Copy exactly the lines that run from the top of the listing to the line containing "l.textContent=d;", both ends included, and omit the pictures.

** Start RECORDED DATA **

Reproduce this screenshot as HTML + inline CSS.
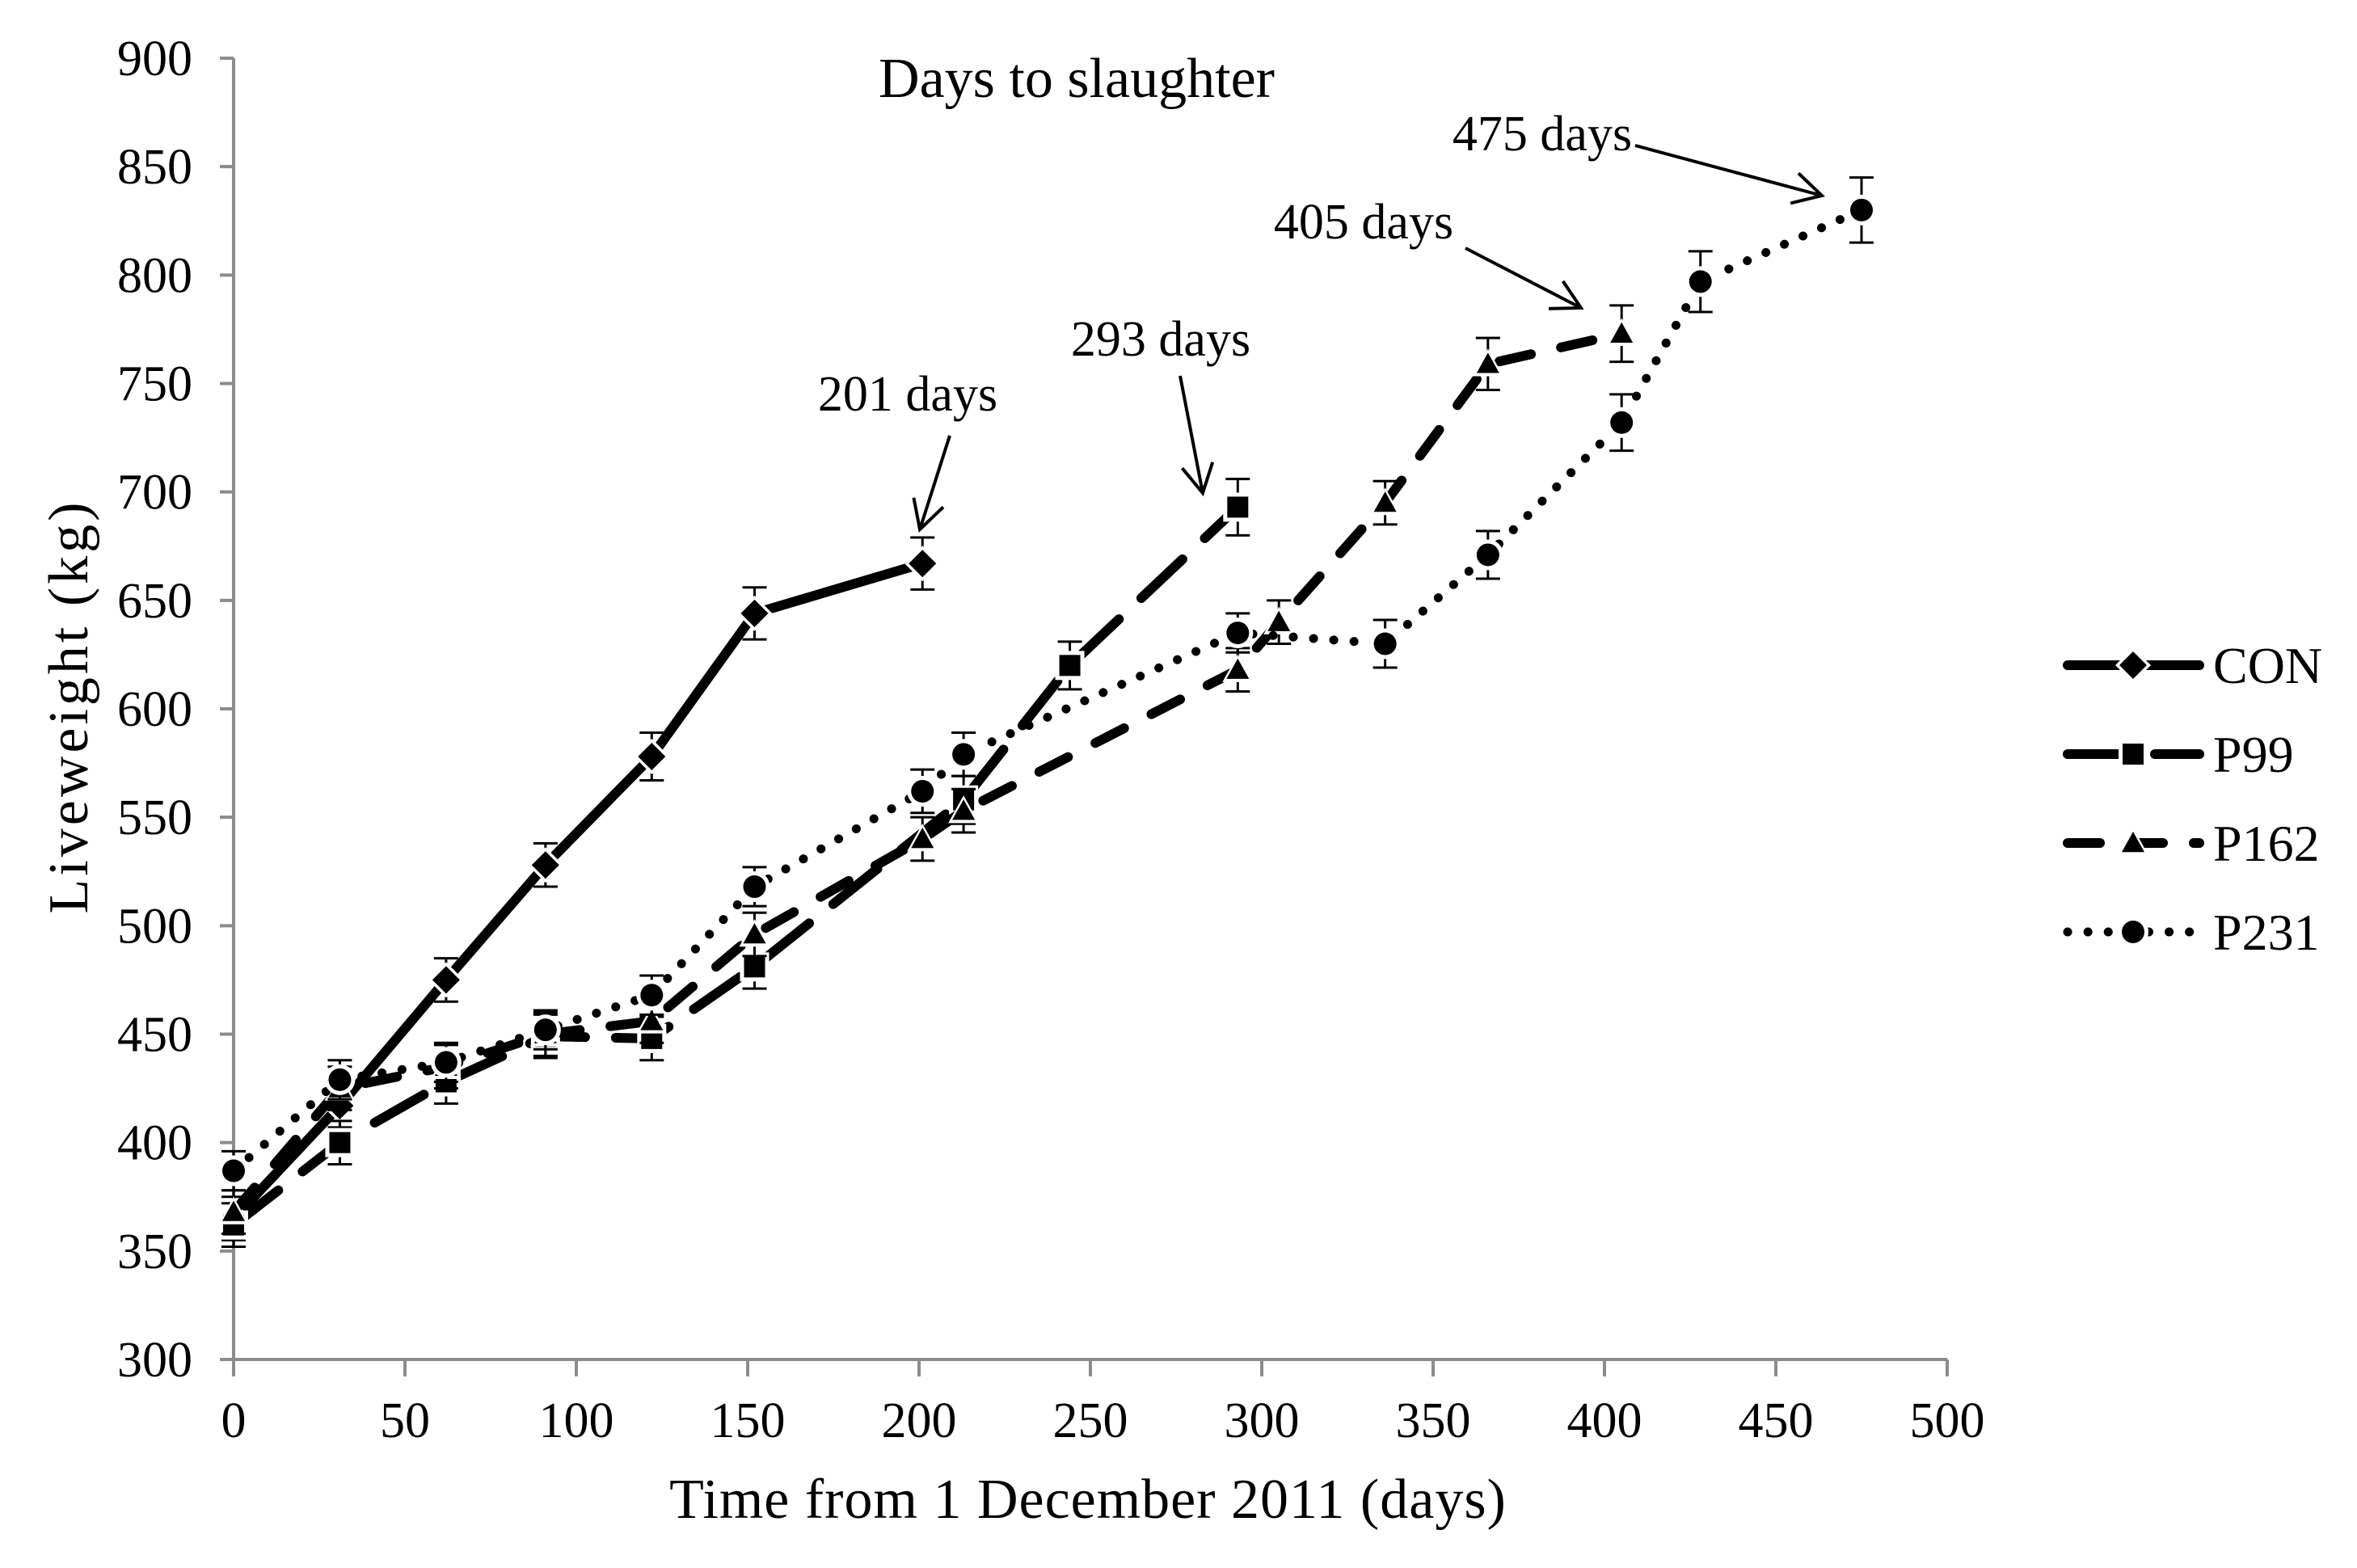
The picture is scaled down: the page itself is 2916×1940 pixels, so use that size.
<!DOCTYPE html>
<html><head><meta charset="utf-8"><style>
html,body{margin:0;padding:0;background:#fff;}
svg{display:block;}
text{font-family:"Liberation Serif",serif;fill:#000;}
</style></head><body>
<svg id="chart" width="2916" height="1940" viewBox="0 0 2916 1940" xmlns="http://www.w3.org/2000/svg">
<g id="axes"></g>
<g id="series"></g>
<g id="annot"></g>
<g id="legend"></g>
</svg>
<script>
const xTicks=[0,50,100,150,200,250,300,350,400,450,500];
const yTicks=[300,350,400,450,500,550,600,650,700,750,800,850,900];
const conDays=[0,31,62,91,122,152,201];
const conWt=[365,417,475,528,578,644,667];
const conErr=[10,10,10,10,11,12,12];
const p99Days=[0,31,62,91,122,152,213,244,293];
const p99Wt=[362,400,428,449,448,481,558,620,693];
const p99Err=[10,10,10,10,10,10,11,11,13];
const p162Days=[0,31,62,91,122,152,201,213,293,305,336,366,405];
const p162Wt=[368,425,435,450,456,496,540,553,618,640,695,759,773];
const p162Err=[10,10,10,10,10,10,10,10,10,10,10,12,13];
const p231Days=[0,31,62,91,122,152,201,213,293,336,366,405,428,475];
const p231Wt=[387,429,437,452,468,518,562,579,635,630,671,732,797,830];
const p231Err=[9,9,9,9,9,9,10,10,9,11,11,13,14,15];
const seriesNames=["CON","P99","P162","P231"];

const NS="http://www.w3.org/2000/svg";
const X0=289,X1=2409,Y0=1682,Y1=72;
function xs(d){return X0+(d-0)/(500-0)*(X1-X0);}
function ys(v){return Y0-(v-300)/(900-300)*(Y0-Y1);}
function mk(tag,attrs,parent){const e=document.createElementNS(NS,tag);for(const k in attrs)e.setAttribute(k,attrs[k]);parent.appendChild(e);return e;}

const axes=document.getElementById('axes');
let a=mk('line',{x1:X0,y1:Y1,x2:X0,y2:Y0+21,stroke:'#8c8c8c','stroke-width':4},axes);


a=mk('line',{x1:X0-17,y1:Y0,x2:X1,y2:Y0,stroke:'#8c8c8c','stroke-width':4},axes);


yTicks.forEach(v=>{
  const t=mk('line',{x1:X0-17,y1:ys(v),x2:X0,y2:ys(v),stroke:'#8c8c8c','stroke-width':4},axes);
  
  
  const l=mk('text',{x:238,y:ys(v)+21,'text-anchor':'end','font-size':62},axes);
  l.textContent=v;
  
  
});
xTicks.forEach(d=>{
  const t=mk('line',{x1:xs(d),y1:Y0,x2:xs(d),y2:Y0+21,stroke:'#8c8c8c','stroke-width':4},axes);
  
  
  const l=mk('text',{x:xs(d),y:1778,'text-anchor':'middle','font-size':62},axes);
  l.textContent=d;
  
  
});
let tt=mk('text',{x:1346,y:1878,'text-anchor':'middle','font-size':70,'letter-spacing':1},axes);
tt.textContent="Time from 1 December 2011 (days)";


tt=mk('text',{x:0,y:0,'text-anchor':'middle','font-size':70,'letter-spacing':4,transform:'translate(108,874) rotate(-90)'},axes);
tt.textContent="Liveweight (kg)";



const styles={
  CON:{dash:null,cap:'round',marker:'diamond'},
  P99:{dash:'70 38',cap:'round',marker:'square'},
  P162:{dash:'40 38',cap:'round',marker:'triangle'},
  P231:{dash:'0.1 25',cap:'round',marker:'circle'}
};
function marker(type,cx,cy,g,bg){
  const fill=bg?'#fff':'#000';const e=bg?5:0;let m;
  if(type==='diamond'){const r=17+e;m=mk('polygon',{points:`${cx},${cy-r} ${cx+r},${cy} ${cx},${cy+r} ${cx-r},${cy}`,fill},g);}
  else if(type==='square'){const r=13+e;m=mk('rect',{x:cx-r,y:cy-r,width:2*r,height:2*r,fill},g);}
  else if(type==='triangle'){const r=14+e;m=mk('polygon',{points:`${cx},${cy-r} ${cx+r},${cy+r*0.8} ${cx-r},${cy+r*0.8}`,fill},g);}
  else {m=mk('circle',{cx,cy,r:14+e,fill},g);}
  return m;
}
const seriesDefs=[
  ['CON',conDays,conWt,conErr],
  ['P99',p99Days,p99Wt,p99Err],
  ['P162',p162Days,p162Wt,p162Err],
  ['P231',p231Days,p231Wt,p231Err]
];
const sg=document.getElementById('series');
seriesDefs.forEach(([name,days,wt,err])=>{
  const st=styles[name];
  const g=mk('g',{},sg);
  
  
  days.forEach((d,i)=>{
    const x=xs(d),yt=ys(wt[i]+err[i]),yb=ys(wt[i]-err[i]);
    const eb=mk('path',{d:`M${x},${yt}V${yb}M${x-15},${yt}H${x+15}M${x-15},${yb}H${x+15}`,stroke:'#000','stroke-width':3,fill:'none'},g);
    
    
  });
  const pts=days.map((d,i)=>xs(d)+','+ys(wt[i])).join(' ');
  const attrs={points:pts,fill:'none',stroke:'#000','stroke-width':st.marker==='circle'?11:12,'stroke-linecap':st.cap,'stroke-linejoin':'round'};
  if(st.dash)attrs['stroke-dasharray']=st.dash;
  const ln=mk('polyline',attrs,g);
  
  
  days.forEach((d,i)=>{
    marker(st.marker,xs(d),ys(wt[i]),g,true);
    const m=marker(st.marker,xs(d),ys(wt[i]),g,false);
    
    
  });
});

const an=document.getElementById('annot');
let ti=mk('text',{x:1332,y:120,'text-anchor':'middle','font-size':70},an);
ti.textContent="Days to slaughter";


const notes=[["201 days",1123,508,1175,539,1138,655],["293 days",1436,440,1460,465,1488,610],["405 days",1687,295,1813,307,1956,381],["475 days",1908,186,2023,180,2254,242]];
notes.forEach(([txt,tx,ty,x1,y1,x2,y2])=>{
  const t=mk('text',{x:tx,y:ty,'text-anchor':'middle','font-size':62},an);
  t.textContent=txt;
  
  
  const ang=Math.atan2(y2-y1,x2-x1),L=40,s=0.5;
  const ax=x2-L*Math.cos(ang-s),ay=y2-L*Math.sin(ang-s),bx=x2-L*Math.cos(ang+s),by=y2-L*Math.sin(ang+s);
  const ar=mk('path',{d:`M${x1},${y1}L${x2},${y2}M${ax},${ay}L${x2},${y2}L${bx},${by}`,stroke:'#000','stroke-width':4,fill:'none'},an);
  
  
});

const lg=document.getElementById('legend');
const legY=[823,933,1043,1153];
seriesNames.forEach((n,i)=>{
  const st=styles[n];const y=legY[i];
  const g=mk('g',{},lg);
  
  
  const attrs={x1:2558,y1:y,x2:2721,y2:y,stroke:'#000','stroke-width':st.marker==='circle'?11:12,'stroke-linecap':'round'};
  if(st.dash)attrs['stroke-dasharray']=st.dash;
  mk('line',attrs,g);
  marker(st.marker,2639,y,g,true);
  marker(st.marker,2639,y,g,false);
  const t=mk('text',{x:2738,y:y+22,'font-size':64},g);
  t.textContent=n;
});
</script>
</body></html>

** End RECORDED DATA **

> **WRITTEN SOLUTION**
Reproduce this screenshot as HTML + inline CSS.
The picture is scaled down: the page itself is 2916×1940 pixels, so use that size.
<!DOCTYPE html>
<html><head><meta charset="utf-8"><style>
html,body{margin:0;padding:0;background:#fff;}
svg{display:block;}
text{font-family:"Liberation Serif",serif;fill:#000;}
</style></head><body>
<svg id="chart" width="2916" height="1940" viewBox="0 0 2916 1940" xmlns="http://www.w3.org/2000/svg">
<g id="axes"></g>
<g id="series"></g>
<g id="annot"></g>
<g id="legend"></g>
</svg>
<script>
const xTicks=[0,50,100,150,200,250,300,350,400,450,500];
const yTicks=[300,350,400,450,500,550,600,650,700,750,800,850,900];
const conDays=[0,31,62,91,122,152,201];
const conWt=[365,417,475,528,578,644,667];
const conErr=[10,10,10,10,11,12,12];
const p99Days=[0,31,62,91,122,152,213,244,293];
const p99Wt=[362,400,428,449,448,481,558,620,693];
const p99Err=[10,10,10,10,10,10,11,11,13];
const p162Days=[0,31,62,91,122,152,201,213,293,305,336,366,405];
const p162Wt=[368,425,435,450,456,496,540,553,618,640,695,759,773];
const p162Err=[10,10,10,10,10,10,10,10,10,10,10,12,13];
const p231Days=[0,31,62,91,122,152,201,213,293,336,366,405,428,475];
const p231Wt=[387,429,437,452,468,518,562,579,635,630,671,732,797,830];
const p231Err=[9,9,9,9,9,9,10,10,9,11,11,13,14,15];
const seriesNames=["CON","P99","P162","P231"];

const NS="http://www.w3.org/2000/svg";
const X0=289,X1=2409,Y0=1682,Y1=72;
function xs(d){return X0+(d-0)/(500-0)*(X1-X0);}
function ys(v){return Y0-(v-300)/(900-300)*(Y0-Y1);}
function mk(tag,attrs,parent){const e=document.createElementNS(NS,tag);for(const k in attrs)e.setAttribute(k,attrs[k]);parent.appendChild(e);return e;}

const axes=document.getElementById('axes');
let a=mk('line',{x1:X0,y1:Y1,x2:X0,y2:Y0+21,stroke:'#8c8c8c','stroke-width':4},axes);


a=mk('line',{x1:X0-17,y1:Y0,x2:X1,y2:Y0,stroke:'#8c8c8c','stroke-width':4},axes);


yTicks.forEach(v=>{
  const t=mk('line',{x1:X0-17,y1:ys(v),x2:X0,y2:ys(v),stroke:'#8c8c8c','stroke-width':4},axes);
  
  
  const l=mk('text',{x:238,y:ys(v)+21,'text-anchor':'end','font-size':62},axes);
  l.textContent=v;
  
  
});
xTicks.forEach(d=>{
  const t=mk('line',{x1:xs(d),y1:Y0,x2:xs(d),y2:Y0+21,stroke:'#8c8c8c','stroke-width':4},axes);
  
  
  const l=mk('text',{x:xs(d),y:1778,'text-anchor':'middle','font-size':62},axes);
  l.textContent=d;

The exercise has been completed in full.